**Stated problem:**
Starting at the line that contains "Reproduce this chart", copy every line down to the line that contains "import seaborn as sns", inclusive, exactly as it stands. Omit all other lines.

**Input records:**
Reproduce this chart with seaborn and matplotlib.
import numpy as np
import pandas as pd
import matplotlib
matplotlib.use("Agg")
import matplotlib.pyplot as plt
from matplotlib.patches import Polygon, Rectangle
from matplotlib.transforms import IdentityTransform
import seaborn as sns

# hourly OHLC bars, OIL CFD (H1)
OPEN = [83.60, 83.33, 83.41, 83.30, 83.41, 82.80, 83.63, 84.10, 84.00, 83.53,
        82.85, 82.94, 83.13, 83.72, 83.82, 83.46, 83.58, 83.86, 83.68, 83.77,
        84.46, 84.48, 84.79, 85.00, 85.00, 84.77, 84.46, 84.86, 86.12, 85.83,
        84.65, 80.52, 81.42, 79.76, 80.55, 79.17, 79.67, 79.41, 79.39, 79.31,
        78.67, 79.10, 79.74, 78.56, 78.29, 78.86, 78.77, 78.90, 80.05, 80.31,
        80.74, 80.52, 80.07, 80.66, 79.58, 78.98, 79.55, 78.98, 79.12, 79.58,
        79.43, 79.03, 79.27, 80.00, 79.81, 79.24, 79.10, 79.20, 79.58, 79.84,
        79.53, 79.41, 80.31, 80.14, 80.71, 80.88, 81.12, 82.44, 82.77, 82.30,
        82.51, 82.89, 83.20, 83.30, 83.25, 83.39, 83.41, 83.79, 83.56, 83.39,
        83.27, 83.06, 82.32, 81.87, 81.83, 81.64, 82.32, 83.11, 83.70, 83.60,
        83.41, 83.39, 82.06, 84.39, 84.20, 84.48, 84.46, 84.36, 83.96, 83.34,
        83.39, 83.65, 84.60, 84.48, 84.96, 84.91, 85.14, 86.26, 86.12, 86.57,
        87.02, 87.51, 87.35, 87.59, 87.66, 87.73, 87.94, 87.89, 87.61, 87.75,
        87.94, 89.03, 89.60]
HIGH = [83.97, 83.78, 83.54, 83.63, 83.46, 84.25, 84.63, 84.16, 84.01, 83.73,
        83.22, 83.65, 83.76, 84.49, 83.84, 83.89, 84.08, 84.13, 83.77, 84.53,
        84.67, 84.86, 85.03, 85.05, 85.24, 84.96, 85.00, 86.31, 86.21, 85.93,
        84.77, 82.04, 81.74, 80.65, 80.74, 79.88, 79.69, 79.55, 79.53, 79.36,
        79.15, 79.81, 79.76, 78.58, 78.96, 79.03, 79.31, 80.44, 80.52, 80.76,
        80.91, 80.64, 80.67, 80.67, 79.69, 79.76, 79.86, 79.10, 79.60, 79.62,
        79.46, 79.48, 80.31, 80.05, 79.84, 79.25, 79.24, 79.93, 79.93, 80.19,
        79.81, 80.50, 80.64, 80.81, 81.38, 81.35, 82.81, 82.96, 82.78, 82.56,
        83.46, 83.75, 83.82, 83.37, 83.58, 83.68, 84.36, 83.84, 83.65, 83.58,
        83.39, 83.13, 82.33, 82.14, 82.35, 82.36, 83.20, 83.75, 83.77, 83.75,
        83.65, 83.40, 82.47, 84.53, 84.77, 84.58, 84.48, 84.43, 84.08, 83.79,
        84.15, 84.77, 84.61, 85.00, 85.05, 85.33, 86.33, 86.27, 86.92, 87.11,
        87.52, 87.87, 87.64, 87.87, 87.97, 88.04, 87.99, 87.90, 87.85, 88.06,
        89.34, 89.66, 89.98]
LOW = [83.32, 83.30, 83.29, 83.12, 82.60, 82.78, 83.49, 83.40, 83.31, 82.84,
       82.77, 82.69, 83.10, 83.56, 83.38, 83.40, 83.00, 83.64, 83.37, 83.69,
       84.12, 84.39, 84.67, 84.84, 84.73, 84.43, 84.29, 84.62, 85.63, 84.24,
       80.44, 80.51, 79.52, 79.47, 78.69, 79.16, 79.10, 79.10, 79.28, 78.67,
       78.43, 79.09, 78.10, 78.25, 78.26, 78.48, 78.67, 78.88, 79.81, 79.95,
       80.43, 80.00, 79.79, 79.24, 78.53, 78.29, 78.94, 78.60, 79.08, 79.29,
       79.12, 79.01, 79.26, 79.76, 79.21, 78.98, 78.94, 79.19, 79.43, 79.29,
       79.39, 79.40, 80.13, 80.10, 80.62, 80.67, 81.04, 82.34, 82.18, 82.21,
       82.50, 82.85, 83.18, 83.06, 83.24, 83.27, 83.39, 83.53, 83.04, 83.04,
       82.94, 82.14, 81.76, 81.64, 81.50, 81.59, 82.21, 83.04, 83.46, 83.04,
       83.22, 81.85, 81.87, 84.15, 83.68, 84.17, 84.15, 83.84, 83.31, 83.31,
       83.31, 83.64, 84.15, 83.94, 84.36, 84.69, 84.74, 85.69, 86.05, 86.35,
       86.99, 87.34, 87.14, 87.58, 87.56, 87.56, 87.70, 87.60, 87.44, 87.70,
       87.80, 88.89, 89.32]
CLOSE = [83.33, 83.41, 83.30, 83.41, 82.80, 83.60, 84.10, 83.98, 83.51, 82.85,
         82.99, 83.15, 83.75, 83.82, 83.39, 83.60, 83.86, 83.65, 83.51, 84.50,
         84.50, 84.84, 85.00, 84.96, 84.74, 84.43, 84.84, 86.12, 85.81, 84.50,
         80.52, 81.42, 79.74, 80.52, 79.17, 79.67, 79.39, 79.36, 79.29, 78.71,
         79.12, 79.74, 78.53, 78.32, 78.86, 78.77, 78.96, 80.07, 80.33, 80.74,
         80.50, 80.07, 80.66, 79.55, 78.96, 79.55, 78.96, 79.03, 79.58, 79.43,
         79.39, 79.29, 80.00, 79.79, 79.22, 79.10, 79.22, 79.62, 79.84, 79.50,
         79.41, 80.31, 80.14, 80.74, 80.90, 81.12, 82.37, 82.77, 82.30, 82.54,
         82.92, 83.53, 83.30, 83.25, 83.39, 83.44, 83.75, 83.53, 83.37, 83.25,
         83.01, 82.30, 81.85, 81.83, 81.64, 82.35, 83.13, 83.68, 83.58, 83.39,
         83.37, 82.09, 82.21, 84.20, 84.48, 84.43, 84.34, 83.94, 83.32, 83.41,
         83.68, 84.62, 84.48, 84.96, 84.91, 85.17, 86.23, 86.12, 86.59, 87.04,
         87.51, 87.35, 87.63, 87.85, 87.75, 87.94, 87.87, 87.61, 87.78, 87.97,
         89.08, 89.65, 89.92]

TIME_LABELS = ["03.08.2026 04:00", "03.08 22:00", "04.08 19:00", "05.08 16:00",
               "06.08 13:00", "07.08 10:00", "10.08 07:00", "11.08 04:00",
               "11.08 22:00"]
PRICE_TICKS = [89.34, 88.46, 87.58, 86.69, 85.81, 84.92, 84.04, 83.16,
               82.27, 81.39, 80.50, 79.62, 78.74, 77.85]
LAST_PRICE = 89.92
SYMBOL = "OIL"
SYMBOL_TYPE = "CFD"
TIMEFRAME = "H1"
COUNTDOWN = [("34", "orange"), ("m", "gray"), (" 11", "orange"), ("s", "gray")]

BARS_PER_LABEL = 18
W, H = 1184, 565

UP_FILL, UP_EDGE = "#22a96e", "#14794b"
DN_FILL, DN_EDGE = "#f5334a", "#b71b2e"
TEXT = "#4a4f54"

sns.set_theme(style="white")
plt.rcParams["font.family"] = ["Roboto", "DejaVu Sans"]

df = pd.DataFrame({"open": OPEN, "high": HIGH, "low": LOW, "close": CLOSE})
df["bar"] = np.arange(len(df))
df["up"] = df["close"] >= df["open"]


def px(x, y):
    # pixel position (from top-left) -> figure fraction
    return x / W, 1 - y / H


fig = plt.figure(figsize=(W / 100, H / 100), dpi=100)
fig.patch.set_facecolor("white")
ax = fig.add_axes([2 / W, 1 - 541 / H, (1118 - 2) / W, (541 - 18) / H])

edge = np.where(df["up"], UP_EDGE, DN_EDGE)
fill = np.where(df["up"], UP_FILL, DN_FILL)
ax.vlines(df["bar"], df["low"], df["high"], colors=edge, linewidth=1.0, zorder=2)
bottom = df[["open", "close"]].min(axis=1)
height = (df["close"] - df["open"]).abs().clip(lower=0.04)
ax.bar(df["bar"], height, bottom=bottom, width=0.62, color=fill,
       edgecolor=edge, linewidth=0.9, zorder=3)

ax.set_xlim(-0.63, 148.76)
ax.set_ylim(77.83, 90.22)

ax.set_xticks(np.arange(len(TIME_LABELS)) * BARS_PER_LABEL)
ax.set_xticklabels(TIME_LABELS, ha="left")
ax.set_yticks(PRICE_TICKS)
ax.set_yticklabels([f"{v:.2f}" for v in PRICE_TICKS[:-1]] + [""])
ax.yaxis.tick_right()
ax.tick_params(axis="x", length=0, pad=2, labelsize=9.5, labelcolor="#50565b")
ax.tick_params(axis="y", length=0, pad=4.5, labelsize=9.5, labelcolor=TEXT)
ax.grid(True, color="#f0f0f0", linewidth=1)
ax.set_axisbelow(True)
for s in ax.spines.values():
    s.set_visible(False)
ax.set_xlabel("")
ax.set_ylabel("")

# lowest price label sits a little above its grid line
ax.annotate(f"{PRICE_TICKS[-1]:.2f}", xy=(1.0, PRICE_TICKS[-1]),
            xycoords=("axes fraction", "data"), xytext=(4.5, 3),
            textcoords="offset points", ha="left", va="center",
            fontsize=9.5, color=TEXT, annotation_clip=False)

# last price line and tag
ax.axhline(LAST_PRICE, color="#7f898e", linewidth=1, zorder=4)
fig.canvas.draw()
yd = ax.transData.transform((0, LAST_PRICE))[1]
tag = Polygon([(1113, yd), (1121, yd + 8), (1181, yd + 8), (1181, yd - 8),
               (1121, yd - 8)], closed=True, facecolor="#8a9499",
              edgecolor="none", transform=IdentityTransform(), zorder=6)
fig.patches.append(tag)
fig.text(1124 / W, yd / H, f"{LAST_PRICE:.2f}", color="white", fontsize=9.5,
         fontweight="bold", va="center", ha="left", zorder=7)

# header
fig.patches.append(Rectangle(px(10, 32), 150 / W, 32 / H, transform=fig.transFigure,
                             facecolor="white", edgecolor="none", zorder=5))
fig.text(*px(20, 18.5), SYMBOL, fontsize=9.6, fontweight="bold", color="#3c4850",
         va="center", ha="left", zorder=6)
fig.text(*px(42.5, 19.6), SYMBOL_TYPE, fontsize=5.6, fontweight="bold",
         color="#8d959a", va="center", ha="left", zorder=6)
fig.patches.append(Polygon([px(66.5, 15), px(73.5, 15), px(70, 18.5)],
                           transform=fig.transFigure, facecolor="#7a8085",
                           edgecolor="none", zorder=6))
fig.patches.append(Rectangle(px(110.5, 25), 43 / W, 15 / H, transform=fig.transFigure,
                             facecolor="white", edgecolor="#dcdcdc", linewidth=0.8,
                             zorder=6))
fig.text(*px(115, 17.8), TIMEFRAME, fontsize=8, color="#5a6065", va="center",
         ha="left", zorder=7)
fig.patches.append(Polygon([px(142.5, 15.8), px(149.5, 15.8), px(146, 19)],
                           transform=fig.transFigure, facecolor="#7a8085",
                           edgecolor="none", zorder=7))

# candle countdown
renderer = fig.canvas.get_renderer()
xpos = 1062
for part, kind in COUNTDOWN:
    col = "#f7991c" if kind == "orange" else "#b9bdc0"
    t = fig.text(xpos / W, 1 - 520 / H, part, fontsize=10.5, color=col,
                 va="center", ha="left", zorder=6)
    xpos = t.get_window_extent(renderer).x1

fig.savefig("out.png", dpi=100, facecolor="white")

---

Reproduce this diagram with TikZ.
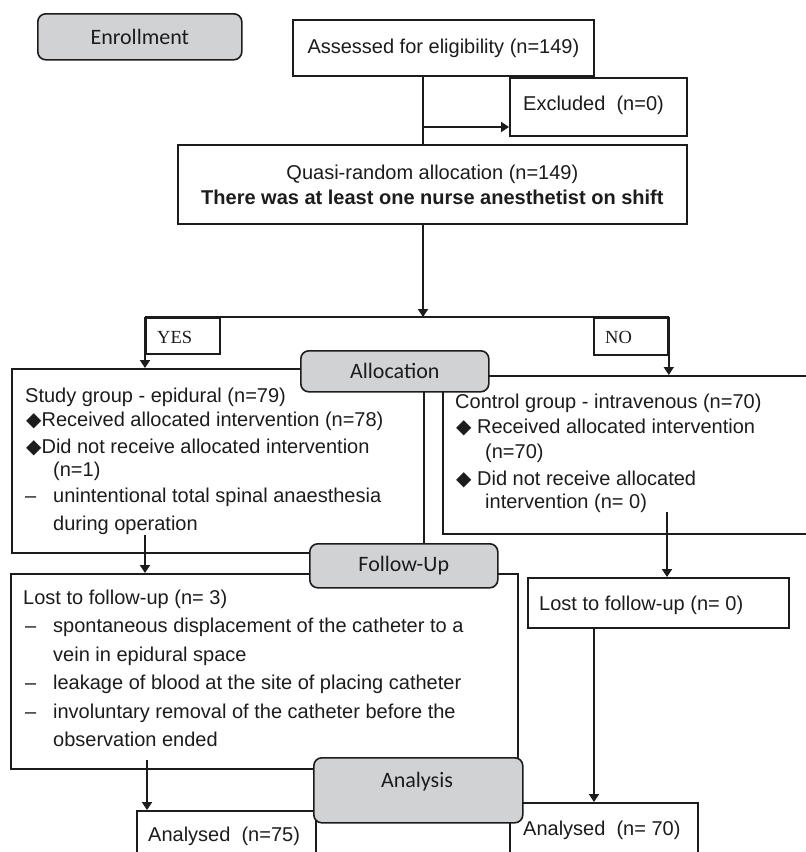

**Exercise result:**
Reproduce this chart with seaborn and matplotlib.
import numpy as np
import pandas as pd
import matplotlib
matplotlib.use("Agg")
import matplotlib.pyplot as plt
from matplotlib.patches import Polygon, Rectangle
from matplotlib.transforms import IdentityTransform
import seaborn as sns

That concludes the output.